La question déontologique
Une interview peut-elle changer le monde ?

Notre avis
Seth Rogen et Evan Goldberg nous offrent un film humoristique dans la continuité de This is the end : humour gras et surenchère de gags sur fond d’apocalypse nucléaire. Une production de copains qui s’amusent à tourner en dérision l’image médiatique des journalistes et des hommes politiques. Pourtant, des enjeux propres aux pratiques journalistiques sont présents. Notamment en ce qui concerne le centre névralgique de l’intrigue, l’interview du dictateur nord coréen.

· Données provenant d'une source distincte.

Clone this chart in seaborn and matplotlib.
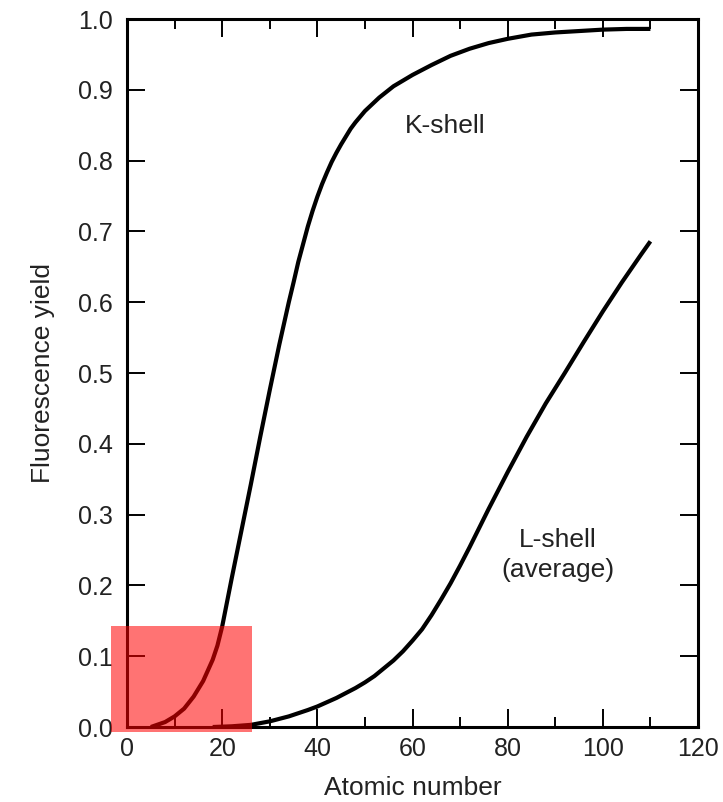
import matplotlib
matplotlib.use("Agg")
import matplotlib.pyplot as plt
from matplotlib.patches import Rectangle
from matplotlib.ticker import MultipleLocator
import pandas as pd
import seaborn as sns

# K-shell fluorescence yield
k_z = [5, 8, 10, 12, 14, 16, 18, 19, 20, 22, 24, 26, 28, 30, 32, 34, 35, 36, 37,
       38, 39, 40, 41, 42, 43, 44, 45, 46, 47, 48, 49, 50, 53, 56, 60, 64, 68,
       72, 76, 80, 85, 90, 95, 100, 105, 110]
k_yield = [0.0, 0.007, 0.015, 0.026, 0.043, 0.065, 0.095, 0.115, 0.142, 0.21,
           0.276, 0.342, 0.41, 0.476, 0.54, 0.60, 0.628, 0.657, 0.682, 0.707,
           0.729, 0.749, 0.767, 0.783, 0.798, 0.811, 0.823, 0.834, 0.845, 0.854,
           0.862, 0.870, 0.889, 0.905, 0.921, 0.935, 0.948, 0.958, 0.966, 0.972,
           0.978, 0.981, 0.983, 0.985, 0.986, 0.986]

# L-shell (average)
l_z = [18, 22, 26, 30, 34, 38, 40, 44, 46, 48, 50, 52, 54, 56, 58, 60, 62, 64,
       66, 68, 70, 72, 74, 76, 78, 80, 84, 88, 92, 96, 100, 104, 108, 110]
l_yield = [0.0, 0.001, 0.003, 0.008, 0.015, 0.024, 0.029, 0.041, 0.048, 0.055,
           0.063, 0.072, 0.083, 0.094, 0.107, 0.122, 0.138, 0.158, 0.18, 0.203,
           0.228, 0.254, 0.281, 0.308, 0.334, 0.36, 0.41, 0.457, 0.5, 0.544,
           0.587, 0.628, 0.667, 0.686]

df = pd.concat([
    pd.DataFrame({"z": k_z, "y": k_yield, "shell": "K"}),
    pd.DataFrame({"z": l_z, "y": l_yield, "shell": "L"}),
])

sns.set_theme(style="ticks")
plt.rcParams['font.family'] = ['Liberation Sans', 'DejaVu Sans']
txt = '#222222'

fig = plt.figure(figsize=(7.23, 8.02), dpi=100)
ax = fig.add_axes([0.1757, 0.0935, 0.7897, 0.8828])

sns.lineplot(data=df, x="z", y="y", units="shell", estimator=None,
             color="black", linewidth=3.0, ax=ax, sort=False,
             solid_joinstyle="round", solid_capstyle="butt")

ax.set_xlim(0, 120)
ax.set_ylim(0, 1.0)
ax.xaxis.set_major_locator(MultipleLocator(20))
ax.xaxis.set_minor_locator(MultipleLocator(10))
ax.yaxis.set_major_locator(MultipleLocator(0.1))
ax.set_yticklabels([f"{v:.1f}" for v in ax.get_yticks()])

ax.tick_params(which="both", direction="in", top=True, right=True,
               color="black", labelcolor=txt, labelsize=18)
ax.tick_params(which="major", length=13, width=1.4, pad=7)
ax.tick_params(which="minor", length=7.5, width=1.4)
ax.tick_params(axis="y", pad=10)
for s in ax.spines.values():
    s.set_linewidth(2.2)
    s.set_color("black")

ax.set_xlabel("Atomic number", fontsize=19, color=txt, labelpad=11)
ax.set_ylabel("Fluorescence yield", fontsize=19, color=txt, labelpad=17)

ax.text(66.8, 0.849, "K-shell", fontsize=19, color=txt, ha="center", va="center")
ax.text(90.5, 0.243, "L-shell\n(average)", fontsize=19, color=txt,
        ha="center", va="center", linespacing=1.3)

# highlighted box in the lower-left corner
ax.add_patch(Rectangle((-3.4, -0.007), 29.7, 0.15, facecolor="red", alpha=0.55,
                       edgecolor="none", clip_on=False, zorder=5))

fig.savefig("out.png", dpi=100)
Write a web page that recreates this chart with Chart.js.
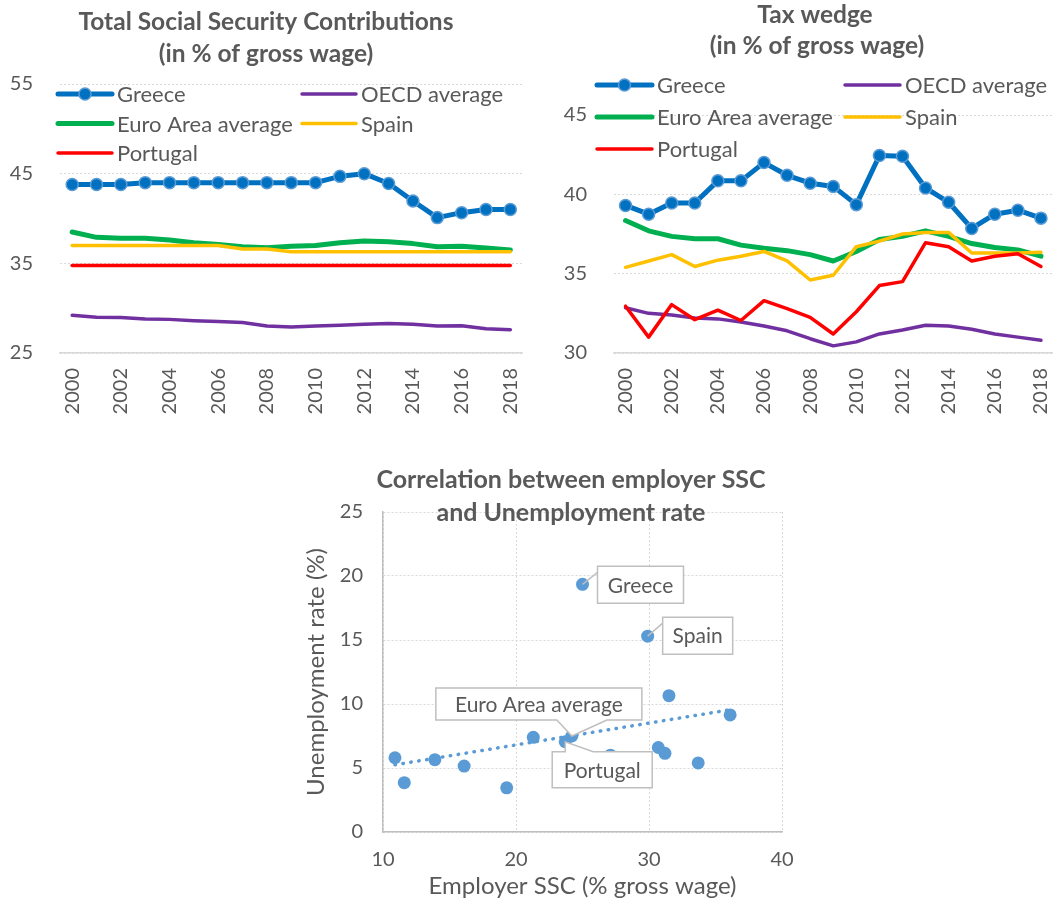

James Franco, alias Dave Skylark, n’aura de cesse de montrer à quel point la proximité entre l’interviewer et l’interviewé peut être décisive pour le résultat final. Être informé à l’avance sur la personne interrogée devient crucial et des techniques sont exposées en filigrane tout le long du film. Ici, le journaliste choisit de suivre un schéma crescendo en débutant en douceur avec des questions qui vont dans le sens de l’interviewé pour créer un climat de confiance. Il s’attaque ensuite aux questions qui dérangent pour ménager un effet de surprise chez son interlocuteur.
L’interview qui tue n’est pas un film qui se prend au sérieux… Mais qui soulève des questions sérieuses, notamment sur l’influence du journalisme sur le politique et les relations internationales.